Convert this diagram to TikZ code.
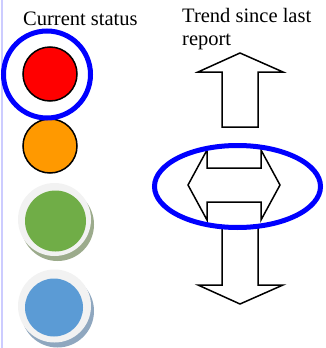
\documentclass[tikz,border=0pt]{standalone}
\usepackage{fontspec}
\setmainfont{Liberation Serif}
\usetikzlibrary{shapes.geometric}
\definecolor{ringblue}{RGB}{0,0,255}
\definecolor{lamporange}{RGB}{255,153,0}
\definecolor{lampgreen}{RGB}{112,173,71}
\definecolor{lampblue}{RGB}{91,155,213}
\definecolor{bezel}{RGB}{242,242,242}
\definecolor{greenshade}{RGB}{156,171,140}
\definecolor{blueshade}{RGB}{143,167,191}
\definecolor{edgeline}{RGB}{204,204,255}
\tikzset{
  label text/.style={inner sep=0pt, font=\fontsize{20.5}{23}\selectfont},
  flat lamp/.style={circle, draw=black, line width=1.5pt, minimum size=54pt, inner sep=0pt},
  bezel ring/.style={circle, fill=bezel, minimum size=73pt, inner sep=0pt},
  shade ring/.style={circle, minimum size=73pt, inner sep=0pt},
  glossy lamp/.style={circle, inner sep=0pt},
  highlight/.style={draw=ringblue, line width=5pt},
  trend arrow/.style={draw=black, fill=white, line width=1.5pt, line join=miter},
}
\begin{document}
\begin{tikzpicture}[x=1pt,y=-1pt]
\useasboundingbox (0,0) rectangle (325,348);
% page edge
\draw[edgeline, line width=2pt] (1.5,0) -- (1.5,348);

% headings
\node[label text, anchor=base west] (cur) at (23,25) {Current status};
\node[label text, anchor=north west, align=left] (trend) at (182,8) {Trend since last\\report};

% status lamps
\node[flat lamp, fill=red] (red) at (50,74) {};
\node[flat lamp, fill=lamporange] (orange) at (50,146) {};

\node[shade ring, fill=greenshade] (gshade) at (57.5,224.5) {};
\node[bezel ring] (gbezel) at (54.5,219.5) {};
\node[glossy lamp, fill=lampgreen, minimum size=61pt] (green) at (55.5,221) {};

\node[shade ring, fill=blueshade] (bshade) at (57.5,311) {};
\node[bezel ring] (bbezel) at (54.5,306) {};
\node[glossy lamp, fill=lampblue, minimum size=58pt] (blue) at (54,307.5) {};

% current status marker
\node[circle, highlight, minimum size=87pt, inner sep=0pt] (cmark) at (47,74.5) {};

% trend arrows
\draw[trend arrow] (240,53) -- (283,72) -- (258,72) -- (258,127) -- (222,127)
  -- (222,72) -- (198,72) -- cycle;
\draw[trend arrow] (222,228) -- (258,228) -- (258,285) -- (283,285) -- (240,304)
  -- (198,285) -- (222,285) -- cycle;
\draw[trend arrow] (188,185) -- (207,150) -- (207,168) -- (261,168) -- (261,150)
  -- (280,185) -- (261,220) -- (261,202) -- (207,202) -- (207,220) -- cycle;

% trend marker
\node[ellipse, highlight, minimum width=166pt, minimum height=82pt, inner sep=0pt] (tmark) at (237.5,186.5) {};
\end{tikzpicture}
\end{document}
----------
| WHAT YOU ARE ASKED TO DO |
Every line of the data should be copied as it stands, without the images.

| ANSWER TO THIS EXERCISE |
Convert this diagram to TikZ code.
\documentclass[tikz,border=0pt]{standalone}
\usepackage{fontspec}
\setmainfont{Liberation Serif}
\usetikzlibrary{shapes.geometric}
\definecolor{ringblue}{RGB}{0,0,255}
\definecolor{lamporange}{RGB}{255,153,0}
\definecolor{lampgreen}{RGB}{112,173,71}
\definecolor{lampblue}{RGB}{91,155,213}
\definecolor{bezel}{RGB}{242,242,242}
\definecolor{greenshade}{RGB}{156,171,140}
\definecolor{blueshade}{RGB}{143,167,191}
\definecolor{edgeline}{RGB}{204,204,255}
\tikzset{
  label text/.style={inner sep=0pt, font=\fontsize{20.5}{23}\selectfont},
  flat lamp/.style={circle, draw=black, line width=1.5pt, minimum size=54pt, inner sep=0pt},
  bezel ring/.style={circle, fill=bezel, minimum size=73pt, inner sep=0pt},
  shade ring/.style={circle, minimum size=73pt, inner sep=0pt},
  glossy lamp/.style={circle, inner sep=0pt},
  highlight/.style={draw=ringblue, line width=5pt},
  trend arrow/.style={draw=black, fill=white, line width=1.5pt, line join=miter},
}
\begin{document}
\begin{tikzpicture}[x=1pt,y=-1pt]
\useasboundingbox (0,0) rectangle (325,348);
% page edge
\draw[edgeline, line width=2pt] (1.5,0) -- (1.5,348);

% headings
\node[label text, anchor=base west] (cur) at (23,25) {Current status};
\node[label text, anchor=north west, align=left] (trend) at (182,8) {Trend since last\\report};

% status lamps
\node[flat lamp, fill=red] (red) at (50,74) {};
\node[flat lamp, fill=lamporange] (orange) at (50,146) {};

\node[shade ring, fill=greenshade] (gshade) at (57.5,224.5) {};
\node[bezel ring] (gbezel) at (54.5,219.5) {};
\node[glossy lamp, fill=lampgreen, minimum size=61pt] (green) at (55.5,221) {};

\node[shade ring, fill=blueshade] (bshade) at (57.5,311) {};
\node[bezel ring] (bbezel) at (54.5,306) {};
\node[glossy lamp, fill=lampblue, minimum size=58pt] (blue) at (54,307.5) {};

% current status marker
\node[circle, highlight, minimum size=87pt, inner sep=0pt] (cmark) at (47,74.5) {};

% trend arrows
\draw[trend arrow] (240,53) -- (283,72) -- (258,72) -- (258,127) -- (222,127)
  -- (222,72) -- (198,72) -- cycle;
\draw[trend arrow] (222,228) -- (258,228) -- (258,285) -- (283,285) -- (240,304)
  -- (198,285) -- (222,285) -- cycle;
\draw[trend arrow] (188,185) -- (207,150) -- (207,168) -- (261,168) -- (261,150)
  -- (280,185) -- (261,220) -- (261,202) -- (207,202) -- (207,220) -- cycle;

% trend marker
\node[ellipse, highlight, minimum width=166pt, minimum height=82pt, inner sep=0pt] (tmark) at (237.5,186.5) {};
\end{tikzpicture}
\end{document}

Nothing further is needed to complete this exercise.